Provide examples of student work or other evidence that highlight how the teaching methods enhanced student understanding.

The TEAL Project has had a robust assessment and evaluation effort underway since its inception. This effort is led by Professor Judy Yehudit Dori, a faculty member in the Department of Education in Technology and Science at the Technion. We use a variety of assessment techniques, including the traditional in-class exams, focus groups, questionnaires, and pre and post testing. Our pre and post tests consists of 20 multiple choice questions covering basic concepts in electromagnetism. Some of these questions are taken from standardized tests that have been developed and used at other institutions, and some of these questions were developed at MIT.

The figure above shows the results of the pre and post testing for Spring 2003 8.02. The results are given for three categories of student scores: High, Intermediate, and Low. This separation allows us to gauge the effectiveness of instruction across the range of student backgrounds; the separation is made using the student score on the pre-test. The difference between the pre and post scores is a measure of the effectiveness of instruction.

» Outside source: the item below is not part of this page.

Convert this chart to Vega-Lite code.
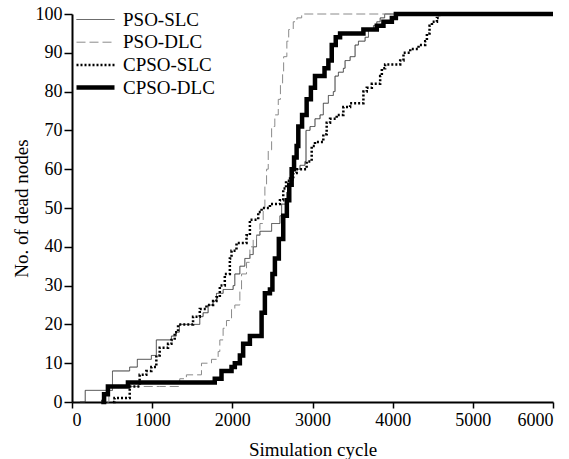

To summarize those results, the learning gains in TEAL Spring 2003 by standard measures are about twice those in the traditional lecture/recitation format across the entire range of student backgrounds. In particular, we compared our results in TEAL to the standard MIT lecture/recitation format taught in Spring 2002. The fact that interactive-engagement teaching methods produce about twice the average normalized learning gains when compared to traditional instruction replicates the results of many studies obtained at other universities, including Harvard.